"""

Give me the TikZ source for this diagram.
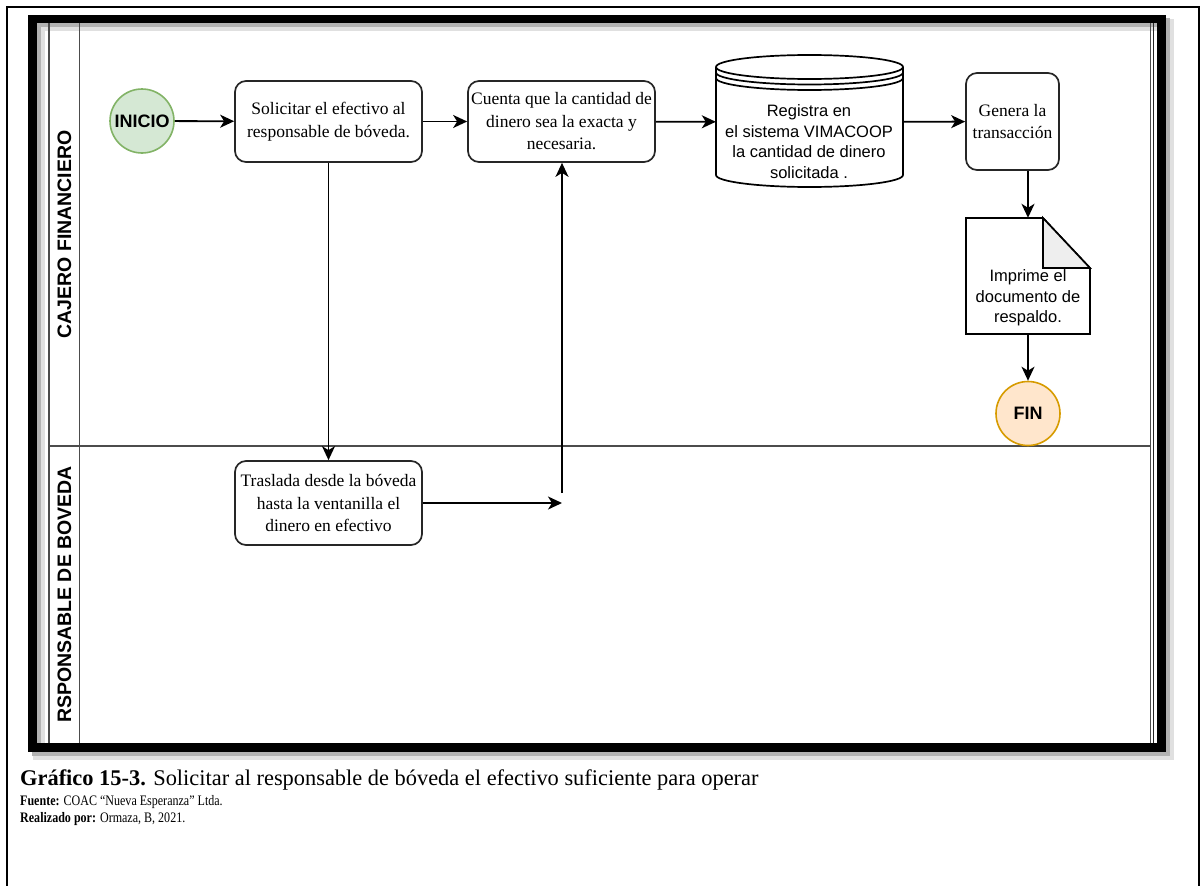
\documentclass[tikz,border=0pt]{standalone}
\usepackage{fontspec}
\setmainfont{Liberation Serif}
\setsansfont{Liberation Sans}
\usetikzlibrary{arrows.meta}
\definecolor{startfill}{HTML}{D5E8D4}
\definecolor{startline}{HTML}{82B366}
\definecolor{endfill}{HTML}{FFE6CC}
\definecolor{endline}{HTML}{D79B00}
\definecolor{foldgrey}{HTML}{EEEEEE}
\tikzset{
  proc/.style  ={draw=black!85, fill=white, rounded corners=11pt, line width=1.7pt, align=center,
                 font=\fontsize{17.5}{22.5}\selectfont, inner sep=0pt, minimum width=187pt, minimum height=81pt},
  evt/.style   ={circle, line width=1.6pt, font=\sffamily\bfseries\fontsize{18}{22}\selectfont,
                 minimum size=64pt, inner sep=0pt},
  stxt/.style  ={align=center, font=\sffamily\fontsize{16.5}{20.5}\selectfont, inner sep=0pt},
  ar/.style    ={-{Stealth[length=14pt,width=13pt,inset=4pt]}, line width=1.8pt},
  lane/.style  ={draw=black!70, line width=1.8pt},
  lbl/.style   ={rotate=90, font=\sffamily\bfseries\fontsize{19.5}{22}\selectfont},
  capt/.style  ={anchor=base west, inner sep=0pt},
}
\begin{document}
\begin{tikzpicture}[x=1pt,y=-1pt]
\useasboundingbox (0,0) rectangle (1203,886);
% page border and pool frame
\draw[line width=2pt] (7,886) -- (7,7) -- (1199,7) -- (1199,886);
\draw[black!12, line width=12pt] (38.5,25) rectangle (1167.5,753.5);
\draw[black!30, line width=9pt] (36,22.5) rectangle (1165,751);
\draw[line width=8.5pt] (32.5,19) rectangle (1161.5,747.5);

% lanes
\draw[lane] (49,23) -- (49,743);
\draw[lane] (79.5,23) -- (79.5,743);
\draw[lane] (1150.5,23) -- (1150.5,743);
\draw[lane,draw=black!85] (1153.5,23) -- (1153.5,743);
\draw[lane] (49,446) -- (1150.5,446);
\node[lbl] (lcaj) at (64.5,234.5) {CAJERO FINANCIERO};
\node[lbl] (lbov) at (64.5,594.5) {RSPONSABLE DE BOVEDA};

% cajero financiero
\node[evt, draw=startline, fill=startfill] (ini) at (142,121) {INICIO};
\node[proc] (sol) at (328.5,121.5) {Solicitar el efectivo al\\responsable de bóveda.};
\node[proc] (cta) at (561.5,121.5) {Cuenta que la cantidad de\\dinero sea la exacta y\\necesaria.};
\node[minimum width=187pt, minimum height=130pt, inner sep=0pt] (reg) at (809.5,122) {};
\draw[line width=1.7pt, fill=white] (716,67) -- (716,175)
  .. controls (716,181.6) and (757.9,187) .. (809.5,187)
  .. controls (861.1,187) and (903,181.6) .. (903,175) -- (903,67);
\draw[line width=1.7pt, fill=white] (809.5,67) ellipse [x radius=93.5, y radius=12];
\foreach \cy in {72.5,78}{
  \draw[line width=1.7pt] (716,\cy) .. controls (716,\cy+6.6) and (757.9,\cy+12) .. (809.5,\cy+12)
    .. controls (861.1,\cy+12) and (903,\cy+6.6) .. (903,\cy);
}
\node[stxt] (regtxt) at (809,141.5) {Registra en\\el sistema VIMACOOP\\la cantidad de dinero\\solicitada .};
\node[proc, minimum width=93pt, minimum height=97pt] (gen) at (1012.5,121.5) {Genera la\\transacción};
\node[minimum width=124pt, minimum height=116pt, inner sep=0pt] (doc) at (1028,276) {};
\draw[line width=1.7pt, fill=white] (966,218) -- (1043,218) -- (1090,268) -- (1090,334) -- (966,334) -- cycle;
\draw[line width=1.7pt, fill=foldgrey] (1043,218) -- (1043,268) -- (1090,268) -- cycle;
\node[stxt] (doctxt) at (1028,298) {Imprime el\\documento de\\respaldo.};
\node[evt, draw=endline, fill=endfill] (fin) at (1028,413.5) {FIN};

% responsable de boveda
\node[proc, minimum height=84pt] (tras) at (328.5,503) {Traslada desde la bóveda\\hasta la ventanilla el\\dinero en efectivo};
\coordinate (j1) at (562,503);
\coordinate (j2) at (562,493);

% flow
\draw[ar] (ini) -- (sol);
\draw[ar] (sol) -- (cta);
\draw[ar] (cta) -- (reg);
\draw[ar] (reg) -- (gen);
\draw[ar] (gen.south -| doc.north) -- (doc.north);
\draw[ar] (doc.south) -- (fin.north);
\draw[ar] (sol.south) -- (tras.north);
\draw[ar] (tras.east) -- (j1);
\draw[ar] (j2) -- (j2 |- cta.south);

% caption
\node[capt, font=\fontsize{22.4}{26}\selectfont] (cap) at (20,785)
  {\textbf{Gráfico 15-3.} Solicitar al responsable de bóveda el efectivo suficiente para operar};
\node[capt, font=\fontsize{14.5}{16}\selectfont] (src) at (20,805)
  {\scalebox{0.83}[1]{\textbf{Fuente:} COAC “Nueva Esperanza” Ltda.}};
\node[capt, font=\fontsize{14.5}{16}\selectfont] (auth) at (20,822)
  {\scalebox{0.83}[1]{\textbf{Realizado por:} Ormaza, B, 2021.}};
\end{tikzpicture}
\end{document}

"""
"""

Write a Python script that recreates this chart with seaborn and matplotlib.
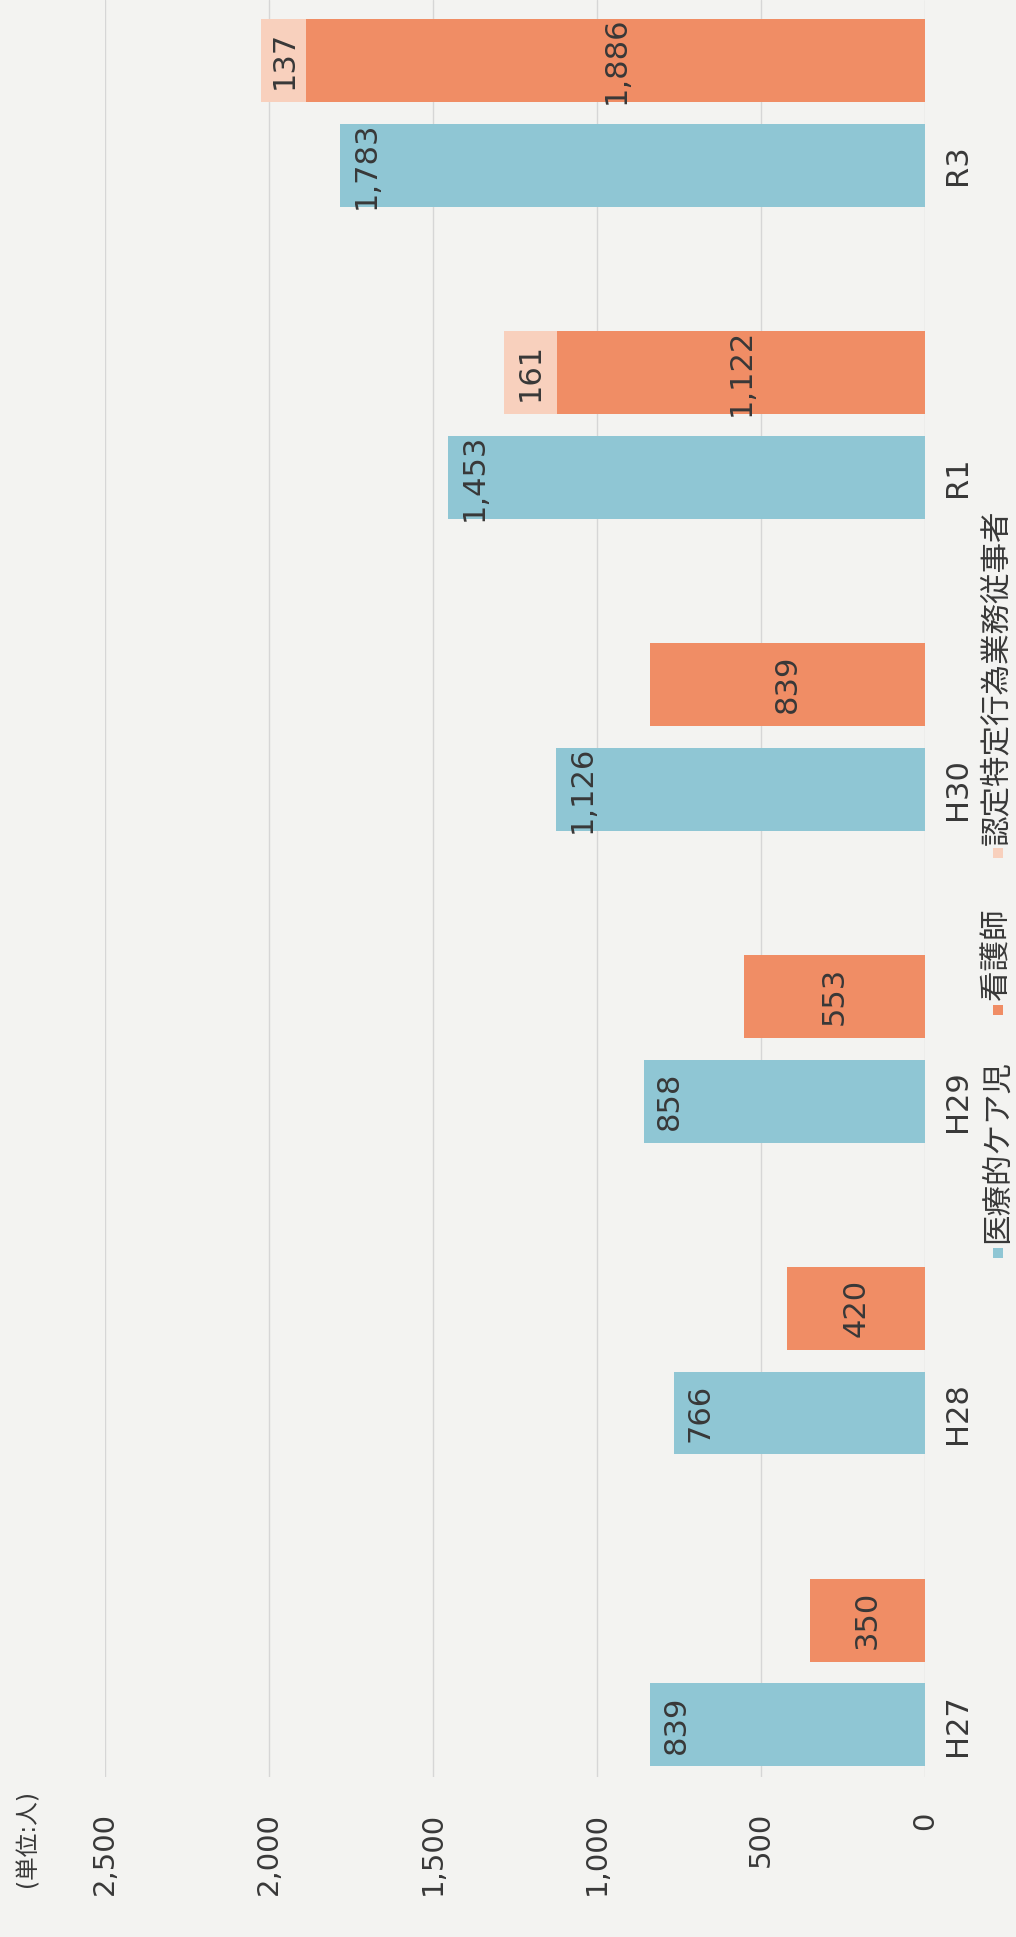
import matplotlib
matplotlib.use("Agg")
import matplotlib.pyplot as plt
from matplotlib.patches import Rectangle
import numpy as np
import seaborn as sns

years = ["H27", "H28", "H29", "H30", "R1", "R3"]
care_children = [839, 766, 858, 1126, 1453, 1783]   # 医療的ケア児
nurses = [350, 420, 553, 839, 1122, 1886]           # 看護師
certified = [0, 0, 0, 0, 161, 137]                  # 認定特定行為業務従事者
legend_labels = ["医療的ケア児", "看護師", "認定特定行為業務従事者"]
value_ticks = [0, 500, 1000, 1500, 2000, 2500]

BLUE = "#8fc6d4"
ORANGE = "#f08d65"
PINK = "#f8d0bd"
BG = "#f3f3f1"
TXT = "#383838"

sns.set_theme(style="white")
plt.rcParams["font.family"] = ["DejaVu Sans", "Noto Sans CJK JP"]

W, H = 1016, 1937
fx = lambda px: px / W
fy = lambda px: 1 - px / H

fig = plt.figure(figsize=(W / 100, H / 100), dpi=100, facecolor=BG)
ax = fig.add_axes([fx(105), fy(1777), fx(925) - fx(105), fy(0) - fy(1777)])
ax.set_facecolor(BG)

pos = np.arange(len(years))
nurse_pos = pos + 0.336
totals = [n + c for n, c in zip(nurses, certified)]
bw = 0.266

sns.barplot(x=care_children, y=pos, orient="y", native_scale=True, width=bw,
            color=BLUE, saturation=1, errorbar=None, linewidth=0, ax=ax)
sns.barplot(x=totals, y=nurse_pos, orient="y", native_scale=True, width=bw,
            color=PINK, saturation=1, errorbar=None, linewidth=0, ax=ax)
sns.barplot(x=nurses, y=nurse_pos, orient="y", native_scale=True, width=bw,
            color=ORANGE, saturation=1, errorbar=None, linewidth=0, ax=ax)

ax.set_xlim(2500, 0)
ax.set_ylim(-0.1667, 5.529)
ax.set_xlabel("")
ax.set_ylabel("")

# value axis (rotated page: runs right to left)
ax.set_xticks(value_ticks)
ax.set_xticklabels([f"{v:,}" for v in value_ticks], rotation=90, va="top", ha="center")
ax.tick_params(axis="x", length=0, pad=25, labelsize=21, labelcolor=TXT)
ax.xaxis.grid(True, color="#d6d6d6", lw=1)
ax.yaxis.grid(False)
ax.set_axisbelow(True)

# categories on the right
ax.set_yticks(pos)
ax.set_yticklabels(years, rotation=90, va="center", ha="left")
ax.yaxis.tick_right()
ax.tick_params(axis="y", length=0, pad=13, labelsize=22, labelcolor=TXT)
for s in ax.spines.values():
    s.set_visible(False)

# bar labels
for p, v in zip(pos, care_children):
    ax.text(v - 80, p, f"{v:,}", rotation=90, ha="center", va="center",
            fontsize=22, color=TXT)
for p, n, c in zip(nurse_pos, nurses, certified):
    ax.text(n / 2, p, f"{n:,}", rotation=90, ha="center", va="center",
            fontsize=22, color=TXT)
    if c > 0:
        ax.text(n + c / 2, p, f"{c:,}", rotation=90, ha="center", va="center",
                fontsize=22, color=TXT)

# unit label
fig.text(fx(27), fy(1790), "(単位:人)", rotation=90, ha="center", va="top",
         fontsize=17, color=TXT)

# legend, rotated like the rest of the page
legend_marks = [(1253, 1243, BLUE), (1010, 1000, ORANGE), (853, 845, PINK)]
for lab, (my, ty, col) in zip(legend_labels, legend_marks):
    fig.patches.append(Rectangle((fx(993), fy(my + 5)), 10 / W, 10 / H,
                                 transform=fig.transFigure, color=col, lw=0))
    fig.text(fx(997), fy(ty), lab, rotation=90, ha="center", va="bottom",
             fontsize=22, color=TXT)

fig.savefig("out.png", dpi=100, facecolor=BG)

"""

> [Work required]:
State how many lines of the listing hold the string "this"; reply with the number and nothing else.

> [Solved problem]:
2